April 17, 2013

FRANCE: The Anti-Rich People Rhetoric Of The Socialist French President, François Hollande, Seems To Be Backfiring. The French Cabinet's Riches. LOL!

The Economist
written by Staff
Tuesday April 16, 2013

“I don’t like rich people,” François Hollande famously declared on a French television show a few years ago. When campaigning for the presidency last year, he declared war on the “world of finance”, and promised a top income-tax rate of 75% on the rich. Now his anti-rich people rhetoric seems to be backfiring: seven of his government ministers, as well as his prime minister, are millionaires. This was revealed after tough new disclosure rules obliged the entire cabinet (see picture above) to publish their assets online by April 15th.

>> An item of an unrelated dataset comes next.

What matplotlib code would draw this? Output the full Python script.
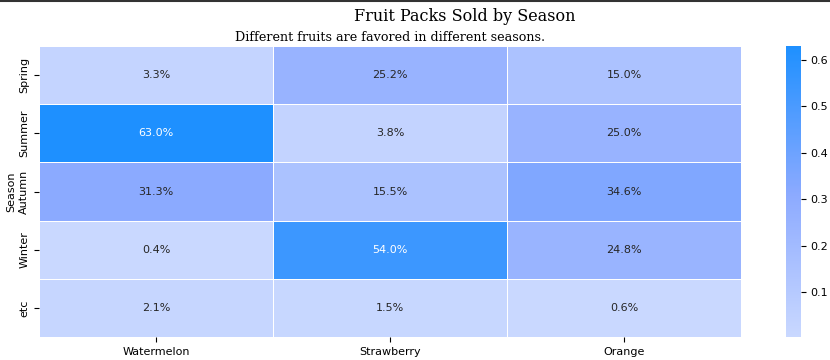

Under the new rules, far tougher than the British version, ministers had to declare the value of all their assets, including property, shares and bank accounts. The French are usually discreet about money, and dislike ostentatious displays of wealth. So the rules prompted some discomfort in government, and much delight in the press. Most daily newspapers this morning ran double-page spreads, if not league tables, of wealth. Le Parisien, a popular national daily, splashed across its front page: “38 ministers, 37 houses, 29 flats, 40 cars, 2 boats and 3 bicycles…”

The results revealed a number of surprises. Laurent Fabius, the foreign minister who descends from a family of dealers in antiques and art, declared over €6m ($7.9m) in assets, including a flat in Paris that he valued at €2.7m and two country houses. The lesser-known minister for the elderly, Michèle Delaunay, a former doctor, revealed wealth of €5.2m, including two properties in Bordeaux and two houses on the south-west coast of France. Michel Sapin, the labour minister, owns three country houses as well as farmland, and a flat in Paris, worth a total of over €2m. Even the prime minister, Jean-Marc Ayrault, a former schoolteacher, turned out to be a millionaire, with two properties to his name.

Cécile Duflot, the Green housing minister who makes much of taking public transport to work, owns two cars, neither of them electric. Mr Fabius, despite his asset base, has a €30,000 overdraft. Arnaud Montebourg, the left-wing industry minister who rails against globalisation, owns three properties and a Charles Eames armchair worth €4,300. French Socialist ministers turn out to be enthusiastic collectors of property, but almost none owns any shares.

Mr Hollande devised the new rules in haste as part of an effort to clean up public life after his former budget minister, Jérôme Cahuzac, confessed to lying to parliament about a secret foreign bank account he had held for 20 years. France has until now had some of the least demanding transparency rules for its elected officials, although the value of the president’s assets is made public upon his election. Mr Hollande’s declaration, published last year, includes two flats in Cannes and a house in the south of France, for a total value that he declares of around €1.2m, just under the threshold at which the country’s wealth tax kicks in.

Now Mr Hollande wants to pass a law to extend the disclosure rule to all deputies. This may prove far harder. As it is, some of his rich ministers found the exercise painful. Ms Delaunay described it as an “ordeal”, and said that she was “not a woman of luxury” but had worked hard all her life. Many deputies, on the left and the right, are outraged at the idea of following the ministers’ example. Even Claude Bartolone, the Socialist speaker of parliament, denounced the disclosure rules as “voyeurism” and feared the advent of “paparazzi democracy”. Jean-Luc Mélenchon, of the would-be revolutionary left and neither a minister nor French deputy, mocked the whole process by declaring on his blog his height and weight, stating that he owned no paintings, no car, no yacht and no horses—and that he did not dye his hair.

The real question is whether the new disclosure rules will help to prevent another Cahuzac affair. The former budget minister fell because he lied about his foreign bank account, and this was exposed by Mediapart, an investigative news website, and pursued by investigating judges. So far, the ministers’ declarations have not been verified, although Mr Hollande wants to set up a new body to do so. In the meantime, there is confusion about what the new rules are supposed to achieve. Libération, a left-leaning newspaper, said in an editorial that there is a risk of “confusing wealth with dishonesty”. And the exclusive focus on wealth masks other potential conflicts of interest in a country where many deputies are also civil servants, and more still serve as elected officials at various levels of government simultaneously.